In the end, we learn about a spooky secret buried deep in the narrator’s soul. Maybe this helps to explain why she’s
so tormented. But it’s no fun trekking the streets with this woman, still less living inside her mind. So I find it
hard to understand how this book (and the author’s other one, if it’s anything alike) have found such an enthusiastic
response. What especially puzzles me is the strong recommendation for Troubling Love from The New Yorker. However,
a blurb on the cover of the book, taken from Publisher’s Weekly, notes that the novel’s translator is an
editor at The New Yorker. Could it be that even that august paragon of literary journalism does not always adhere to
the strictest standards of aesthetic objectivity?

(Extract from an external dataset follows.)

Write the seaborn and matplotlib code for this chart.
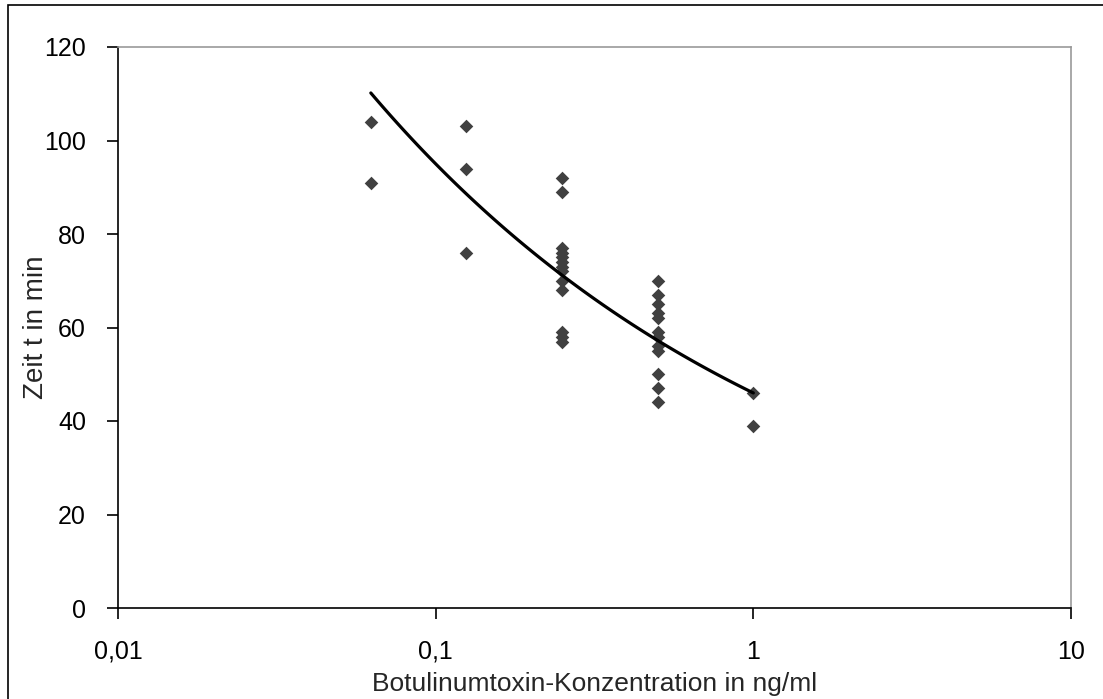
import numpy as np
import pandas as pd
import matplotlib
matplotlib.use("Agg")
import matplotlib.pyplot as plt
from matplotlib.patches import Rectangle
from matplotlib.ticker import FixedLocator, FixedFormatter
import seaborn as sns

# Measured incubation times (min) per toxin concentration (ng/ml)
conc_00625 = [104, 91]
conc_0125 = [103, 94, 76]
conc_025 = [92, 89, 77, 76, 75, 74, 73, 72, 70, 68, 59, 58, 57]
conc_05 = [70, 67, 65, 63, 62, 59, 58, 56, 55, 50, 47, 44]
conc_1 = [46, 39]

concentrations = [0.0625, 0.125, 0.25, 0.5, 1.0]
groups = [conc_00625, conc_0125, conc_025, conc_05, conc_1]

# Power trendline y = a * x^b
trend_a = 46.0
trend_b = -0.315

x_ticks = [0.01, 0.1, 1, 10]
x_tick_labels = ["0,01", "0,1", "1", "10"]
y_ticks = [0, 20, 40, 60, 80, 100, 120]

df = pd.DataFrame({
    "conc": np.concatenate([[c] * len(g) for c, g in zip(concentrations, groups)]),
    "zeit": np.concatenate(groups),
})

trend_x = np.logspace(np.log10(min(concentrations)), np.log10(max(concentrations)), 100)
trend = pd.DataFrame({"conc": trend_x, "zeit": trend_a * trend_x ** trend_b})

sns.set_style("white")
plt.rcParams["font.family"] = ["Liberation Sans", "DejaVu Sans"]

fig = plt.figure(figsize=(11.03, 6.99), dpi=100)
ax = fig.add_axes([118 / 1103, 91 / 699, (1071 - 118) / 1103, (608 - 47) / 699])

sns.scatterplot(data=df, x="conc", y="zeit", marker="D", s=48, color="#404040",
                linewidth=0, ax=ax, zorder=3)
sns.lineplot(data=trend, x="conc", y="zeit", color="black", linewidth=2.3, ax=ax, zorder=4)

ax.set_xscale("log")
ax.set_xlim(0.01, 10)
ax.set_ylim(0, 120)
ax.xaxis.set_major_locator(FixedLocator(x_ticks))
ax.xaxis.set_major_formatter(FixedFormatter(x_tick_labels))
ax.xaxis.set_minor_locator(FixedLocator([]))
ax.set_yticks(y_ticks)

ax.tick_params(axis="both", which="major", direction="out", length=8, width=1.2,
               color="black", labelsize=18, labelcolor="black")
ax.tick_params(axis="x", bottom=True, pad=15)
ax.tick_params(axis="y", left=True, pad=15)

for side in ["left", "bottom"]:
    ax.spines[side].set_color("black")
    ax.spines[side].set_linewidth(1.2)
for side in ["top", "right"]:
    ax.spines[side].set_visible(True)
    ax.spines[side].set_color("#999999")
    ax.spines[side].set_linewidth(1.2)

ax.set_xlabel("Botulinumtoxin-Konzentration in ng/ml", fontsize=19)
ax.set_ylabel("Zeit t in min", fontsize=20)
ax.xaxis.set_label_coords(0.5, -0.114)
ax.yaxis.set_label_coords(-0.072, 0.5)

# Frame around the whole chart
fig.patches.append(Rectangle((8 / 1103, -0.05), 1.2, (699 - 5) / 699 + 0.05,
                             transform=fig.transFigure, fill=False,
                             edgecolor="black", linewidth=1.2))

fig.savefig("out.png", dpi=100)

Arctic Chill (Mystery) by Arnaldur Indridason, 2005 (English translation by Bernard Scudder and Victoria
In the playground near some apartment buildings, a boy is found bleeding to death from a stab wound. The cops’ search
for his killer involves checking up on the local gangs, especially the ones suspected of dealing drugs. Note is taken of school
rivalries and bad-tempered teachers. Potential pedophiles in the neighbourhood are also rounded up. Searches are carried out
on the background of the boy’s single mother, her estranged husband and her elusive boyfriend.
Sounds like standard mystery fare. Except that it’s taking place in Reykjavik. So we get some contextual info that
comes as news to readers like me. Apparently, racism can be a big issue for many Icelanders. The deceased boy’s mother
was a Thai immigrant, one of many such women married to Icelanders and then, frequently, abandoned not long after arriving
in their new home. Some locals resent the unwillingness of the immigrants to adopt Icelandic customs and culture; other Icelanders
welcome the influx of newcomers. Author Indridason gives both sides of the argument a good hearing. He also airs the view
that some people consider Iceland’s justice system too soft on criminals.

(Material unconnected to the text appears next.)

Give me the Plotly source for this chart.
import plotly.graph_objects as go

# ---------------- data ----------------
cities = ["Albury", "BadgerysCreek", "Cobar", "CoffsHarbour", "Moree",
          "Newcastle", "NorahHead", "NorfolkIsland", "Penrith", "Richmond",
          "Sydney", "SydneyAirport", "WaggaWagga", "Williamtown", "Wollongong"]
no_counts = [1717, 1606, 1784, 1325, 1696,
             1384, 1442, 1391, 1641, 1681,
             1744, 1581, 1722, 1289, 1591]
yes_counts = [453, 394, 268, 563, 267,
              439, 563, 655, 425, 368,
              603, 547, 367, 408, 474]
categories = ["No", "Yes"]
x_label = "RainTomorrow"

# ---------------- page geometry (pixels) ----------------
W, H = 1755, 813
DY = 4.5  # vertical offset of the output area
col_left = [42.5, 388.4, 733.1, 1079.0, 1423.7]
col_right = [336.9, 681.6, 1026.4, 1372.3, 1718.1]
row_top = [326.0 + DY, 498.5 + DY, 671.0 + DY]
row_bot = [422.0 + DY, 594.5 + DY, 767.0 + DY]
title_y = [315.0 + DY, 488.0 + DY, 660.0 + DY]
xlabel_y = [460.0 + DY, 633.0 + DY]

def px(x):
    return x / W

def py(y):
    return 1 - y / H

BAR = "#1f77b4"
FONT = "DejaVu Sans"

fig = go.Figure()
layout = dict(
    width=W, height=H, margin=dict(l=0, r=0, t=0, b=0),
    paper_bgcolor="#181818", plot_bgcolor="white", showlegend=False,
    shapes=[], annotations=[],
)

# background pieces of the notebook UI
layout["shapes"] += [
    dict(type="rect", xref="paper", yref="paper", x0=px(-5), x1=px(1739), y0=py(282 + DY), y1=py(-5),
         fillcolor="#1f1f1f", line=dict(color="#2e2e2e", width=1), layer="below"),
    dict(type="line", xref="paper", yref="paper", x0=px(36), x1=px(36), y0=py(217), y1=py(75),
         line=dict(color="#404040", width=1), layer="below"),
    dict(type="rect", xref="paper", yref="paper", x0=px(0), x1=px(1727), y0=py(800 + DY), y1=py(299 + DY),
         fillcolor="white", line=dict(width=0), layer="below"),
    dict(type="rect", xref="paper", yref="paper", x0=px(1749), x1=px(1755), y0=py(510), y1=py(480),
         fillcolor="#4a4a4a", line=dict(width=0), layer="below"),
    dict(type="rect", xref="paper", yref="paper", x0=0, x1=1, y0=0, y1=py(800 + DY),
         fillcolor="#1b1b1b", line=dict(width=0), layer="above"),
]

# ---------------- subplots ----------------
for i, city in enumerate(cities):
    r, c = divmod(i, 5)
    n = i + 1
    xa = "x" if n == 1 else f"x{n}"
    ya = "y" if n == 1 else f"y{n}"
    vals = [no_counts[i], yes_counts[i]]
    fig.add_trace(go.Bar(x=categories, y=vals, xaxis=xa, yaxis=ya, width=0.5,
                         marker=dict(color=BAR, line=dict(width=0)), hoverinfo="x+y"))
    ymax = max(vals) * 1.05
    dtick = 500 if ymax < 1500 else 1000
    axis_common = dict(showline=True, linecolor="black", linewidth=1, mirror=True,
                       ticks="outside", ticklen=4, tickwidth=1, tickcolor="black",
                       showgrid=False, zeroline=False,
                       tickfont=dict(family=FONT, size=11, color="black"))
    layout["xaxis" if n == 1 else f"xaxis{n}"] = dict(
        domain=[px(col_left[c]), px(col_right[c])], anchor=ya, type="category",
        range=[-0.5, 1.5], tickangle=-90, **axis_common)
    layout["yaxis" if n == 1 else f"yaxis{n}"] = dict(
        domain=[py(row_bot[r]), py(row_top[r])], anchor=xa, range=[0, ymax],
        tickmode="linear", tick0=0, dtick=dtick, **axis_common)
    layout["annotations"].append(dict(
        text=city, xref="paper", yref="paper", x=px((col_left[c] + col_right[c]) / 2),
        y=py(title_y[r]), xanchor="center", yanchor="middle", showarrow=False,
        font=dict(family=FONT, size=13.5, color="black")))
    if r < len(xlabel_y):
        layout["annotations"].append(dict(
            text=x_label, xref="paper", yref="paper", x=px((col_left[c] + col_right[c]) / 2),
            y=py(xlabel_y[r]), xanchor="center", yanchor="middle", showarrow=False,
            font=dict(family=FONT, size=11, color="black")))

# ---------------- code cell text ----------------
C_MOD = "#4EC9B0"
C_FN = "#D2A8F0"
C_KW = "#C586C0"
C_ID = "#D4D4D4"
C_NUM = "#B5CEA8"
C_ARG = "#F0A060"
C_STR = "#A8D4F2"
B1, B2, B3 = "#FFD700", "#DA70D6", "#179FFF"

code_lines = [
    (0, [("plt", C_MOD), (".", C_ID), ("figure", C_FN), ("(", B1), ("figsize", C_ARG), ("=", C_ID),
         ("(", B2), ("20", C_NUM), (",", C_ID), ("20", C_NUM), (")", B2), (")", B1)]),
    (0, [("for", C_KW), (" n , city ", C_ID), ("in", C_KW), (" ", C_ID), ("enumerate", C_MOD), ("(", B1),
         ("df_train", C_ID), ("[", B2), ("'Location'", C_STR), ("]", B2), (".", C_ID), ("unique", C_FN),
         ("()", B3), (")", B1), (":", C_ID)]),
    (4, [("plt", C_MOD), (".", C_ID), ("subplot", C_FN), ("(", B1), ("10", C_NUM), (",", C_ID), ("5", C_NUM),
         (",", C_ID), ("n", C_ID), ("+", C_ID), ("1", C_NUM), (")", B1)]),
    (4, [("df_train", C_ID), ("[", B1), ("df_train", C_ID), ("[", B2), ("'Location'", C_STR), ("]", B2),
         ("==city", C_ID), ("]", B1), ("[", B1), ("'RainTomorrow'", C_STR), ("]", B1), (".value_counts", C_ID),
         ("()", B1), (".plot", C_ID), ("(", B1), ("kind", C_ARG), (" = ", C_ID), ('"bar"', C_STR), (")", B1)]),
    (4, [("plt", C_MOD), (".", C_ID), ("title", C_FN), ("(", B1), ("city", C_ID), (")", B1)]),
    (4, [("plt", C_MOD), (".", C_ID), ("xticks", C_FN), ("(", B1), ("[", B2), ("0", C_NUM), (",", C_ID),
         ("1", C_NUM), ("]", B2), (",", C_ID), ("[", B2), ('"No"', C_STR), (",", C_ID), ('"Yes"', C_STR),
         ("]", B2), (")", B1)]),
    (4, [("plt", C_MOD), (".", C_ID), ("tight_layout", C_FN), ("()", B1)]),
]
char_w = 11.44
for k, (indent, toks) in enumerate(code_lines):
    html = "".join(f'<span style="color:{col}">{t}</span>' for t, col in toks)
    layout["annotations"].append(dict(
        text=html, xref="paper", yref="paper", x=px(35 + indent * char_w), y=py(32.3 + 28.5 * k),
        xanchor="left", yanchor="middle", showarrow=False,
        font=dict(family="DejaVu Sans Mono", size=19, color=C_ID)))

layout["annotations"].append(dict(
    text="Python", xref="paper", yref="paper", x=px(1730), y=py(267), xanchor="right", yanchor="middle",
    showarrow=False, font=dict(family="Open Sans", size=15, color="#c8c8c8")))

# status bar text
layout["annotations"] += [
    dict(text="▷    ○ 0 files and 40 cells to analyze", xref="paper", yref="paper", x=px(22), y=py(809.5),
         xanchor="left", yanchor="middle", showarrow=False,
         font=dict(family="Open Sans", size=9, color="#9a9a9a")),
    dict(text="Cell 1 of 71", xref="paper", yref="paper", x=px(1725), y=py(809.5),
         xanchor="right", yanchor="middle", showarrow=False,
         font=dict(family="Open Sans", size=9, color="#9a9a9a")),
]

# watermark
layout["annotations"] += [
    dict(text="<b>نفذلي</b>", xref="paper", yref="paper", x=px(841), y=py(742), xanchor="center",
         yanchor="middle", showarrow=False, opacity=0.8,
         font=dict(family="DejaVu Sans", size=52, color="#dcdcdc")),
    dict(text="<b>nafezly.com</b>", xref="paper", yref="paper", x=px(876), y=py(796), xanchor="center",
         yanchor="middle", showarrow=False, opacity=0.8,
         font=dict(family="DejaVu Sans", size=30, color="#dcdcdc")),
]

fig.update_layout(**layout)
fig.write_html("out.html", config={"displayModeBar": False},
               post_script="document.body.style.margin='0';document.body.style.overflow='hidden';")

Apart from that, however, the book lacks any novelty or special appeal. The investigation of the crime is slow-moving and
plodding. It doesn’t involve any very clever sleuthing, and the ultimate solution to the mystery offers no big surprise.

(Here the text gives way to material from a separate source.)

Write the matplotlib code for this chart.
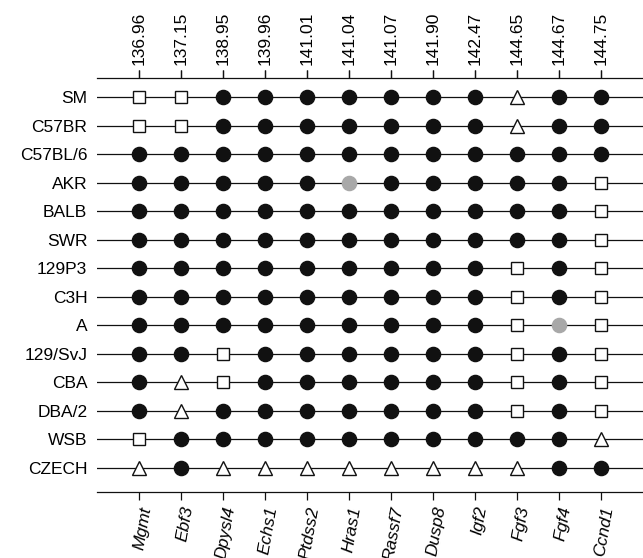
import matplotlib
matplotlib.use("Agg")
import matplotlib.pyplot as plt

plt.rcParams['font.family'] = ['Liberation Sans', 'DejaVu Sans']

genes = ["Mgmt", "Ebf3", "Dpysl4", "Echs1", "Ptdss2", "Hras1", "Rassf7",
         "Dusp8", "Igf2", "Fgf3", "Fgf4", "Ccnd1"]
positions_mb = ["136.96", "137.15", "138.95", "139.96", "141.01", "141.04",
                "141.07", "141.90", "142.47", "144.65", "144.67", "144.75"]
strains = ["SM", "C57BR", "C57BL/6", "AKR", "BALB", "SWR", "129P3", "C3H",
           "A", "129/SvJ", "CBA", "DBA/2", "WSB", "CZECH"]

# Haplotype codes per strain: o = filled, g = grey, s = square, t = triangle
haplotypes = {
    "SM":      "s s o o o o o o o t o o",
    "C57BR":   "s s o o o o o o o t o o",
    "C57BL/6": "o o o o o o o o o o o o",
    "AKR":     "o o o o o g o o o o o s",
    "BALB":    "o o o o o o o o o o o s",
    "SWR":     "o o o o o o o o o o o s",
    "129P3":   "o o o o o o o o o s o s",
    "C3H":     "o o o o o o o o o s o s",
    "A":       "o o o o o o o o o s g s",
    "129/SvJ": "o o s o o o o o o s o s",
    "CBA":     "o t s o o o o o o s o s",
    "DBA/2":   "o t o o o o o o o s o s",
    "WSB":     "s o o o o o o o o o o t",
    "CZECH":   "t o t t t t t t t t o o",
}

styles = {
    "o": dict(marker="o", markersize=10.2, markerfacecolor="#111111", markeredgecolor="#111111"),
    "g": dict(marker="o", markersize=10.2, markerfacecolor="#a8a8a8", markeredgecolor="#a8a8a8"),
    "s": dict(marker="s", markersize=9.2, markerfacecolor="white", markeredgecolor="#111111", markeredgewidth=1.0),
    "t": dict(marker="^", markersize=10.5, markerfacecolor="white", markeredgecolor="#111111", markeredgewidth=1.0),
}

fig = plt.figure(figsize=(6.43, 5.58), dpi=100)
ax = fig.add_axes([97 / 643, 1 - 492 / 558, 1 - 97 / 643, (492 - 78) / 558])

for r, strain in enumerate(strains):
    ax.axhline(r, color="#111111", lw=0.9, zorder=1)
    codes = haplotypes[strain].split()
    for c, code in enumerate(codes):
        ax.plot(c, r, linestyle="none", zorder=3, **styles[code])

ax.set_xlim(-1.0, 12.0)
ax.set_ylim(13.84, -0.666)

for side in ("left", "right"):
    ax.spines[side].set_visible(False)
for side in ("top", "bottom"):
    ax.spines[side].set_linewidth(0.9)
    ax.spines[side].set_color("#111111")

ax.set_yticks(range(len(strains)))
ax.set_yticklabels(strains, fontsize=12.5)
ax.tick_params(axis="y", length=0, pad=7)

ax.set_xticks(range(len(genes)))
ax.set_xticklabels(genes, fontsize=12.5, style="italic", rotation=80,
                   ha="right", rotation_mode="anchor")
ax.tick_params(axis="x", which="both", top=True, bottom=True, direction="out",
               length=5.5, width=0.9, pad=4, color="#111111")

top = ax.secondary_xaxis("top")
top.set_xticks(range(len(genes)))
top.set_xticklabels(positions_mb, fontsize=12.5, rotation=90)
top.tick_params(length=5.5, width=0.9, pad=4, color="#111111")
top.spines["top"].set_visible(False)

fig.savefig("out.png", dpi=100)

For lack of any such thrills, the author’s apparent hope is that we will be caught up in the daily life of the chief
detective, one Erlendur (no first name given, as far as I can tell), and that our fascination with him will carry us along.
So we learn about lots of things that are bothering him over and above the search for the boy’s killer. There’s
his relationship with his two kids, young adults who are both somewhat alienated from him. He pays visits to a former boss
who is dying in hospital. He’s also mulling over the disappearance of a woman who is the most recent spouse of a thrice-married
man. Incoherent calls, possibly from that woman, keep coming in on his cell phone. And then there’s some dark horror,
that’s never quite explained, about the death of Erlendur’s younger brother when they were kids.
I gather than it’s all supposed to be very engrossing in a noir-ish, existential way. For a while it is. There’s
something attractive about the quiet, unassuming prose. But the attempts to make Erlendur’s character engaging don't
work for me. He and his problems eventually became as monotonous as the frozen landscape.